Back to StorNet Home
Future extension: Resource Co-scheduling Component
In the DOE petascale science environment, the resources located at each site (e.g., computing power and
storage space) have to be allocated jointly via network resources to achieve a cost-effective data transfer. For
instance, a site with rich storage resources may not be a good candidate for data backup if its network
connectivity with other sites is poor. Furthermore, in such an environment where users share and compete for
resources, it is critical to achieve efficient resource utilization via good co-scheduling schemes. Therefore, we
propose to study a general resource co-scheduling (RCS) problem as follows: Given a set of limited
resources of different types, and a variety of data-intensive applications, determine how to optimally allocate
and schedule the resources required by each application. Take the application which only requires a simple
end-to-end data transfer as example: it may ask for a bandwidth-guaranteed circuit for reliable data transfer,
and also a number of CPUs and hard drive disks in order to process and store the data. We need to jointly
allocate and co-schedule all types of resources required. We will develop analytical models of resource co-
scheduling for two purposes: one is to use these models as the basis for actual schedulers, and the second is
to use them to evaluate the performance of scheduling algorithm candidates. In addition, we propose to study
efficient scheduling algorithms to solve several specializations of the general RCS problem listed below:
- One transfer per request. Given a set of one-to-one transfer requests, what’s the optimal scheduling in order to maximize resource utilization? Each request may be very specific, where the source destination pair, the route, and the required resources are all given. This problem can be easily shown to be more general than the NP-hard integral, multi-commodity flow problem. Alternatively, the users can also leave the decision of the actual transfer endpoints, and routes between them, to the controller when multiple sites provide the resources the request needs. When the resources are limited and not all requests can be satisfied, the optimal scheduling then selects one subset of the input requests to satisfy and generate the maximum resource utilization.
- Multiple transfers per request. When the resources are so scarce that any single source can’t provide sufficient storage volume, or there are no paths with sufficient bandwidths connecting to the source, we may need to use the resources available in multiple sources to satisfy one request. Data transferring over multiple paths not only can solve the scarce resources problem but also facilitate load balancing and multiplexing. However, it complicates the signaling protocol and introduces additional cost into data integration. In this work, we will study the tradeoff of multiple data transfers and decide the cases where it's beneficial.

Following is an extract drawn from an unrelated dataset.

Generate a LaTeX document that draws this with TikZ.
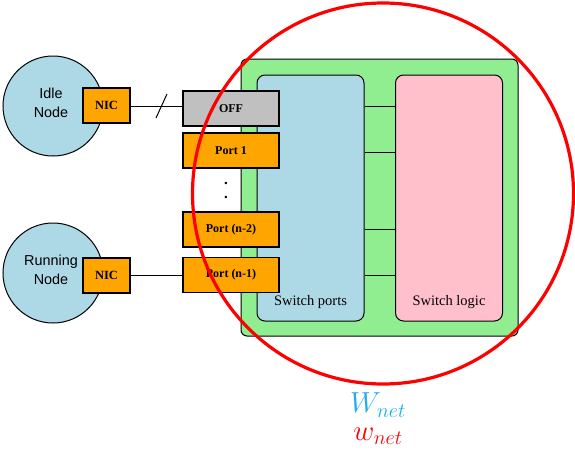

- Delayed transfers. Another potential solution to the scarce resources problem is to postpone the data transfer until the required resources are available. This option introduces an additional scheduling dimension in the time domain compared to the instant reservation approaches. When there are multiple delayed requests, a priority scheme is needed to decide which one to schedule next. We will also investigate the potential benefit of scheduled reservation, i.e., a request can be delayed and its data transfer can be reserved at a future time. In addition, if the storage volume at one site is not large enough to hold the data that needs to be transferred, we may transfer the data first to the temporary site near the destination and with sufficient storage resources.
As mentioned, the schedulers to be developed should be able to handle multiple sources and targets of large volume data over large scale networks, multiple classes of load, and multiple transfers per request. Time optimal schedules that can be developed often require perfect information on system state (e.g, available processor and link speed), so there are some advantages to look at schedulers that can operate with less than complete information and at heuristic schedulers. Optimal schedulers can be used as a benchmark against which to compare these heuristic schedulers.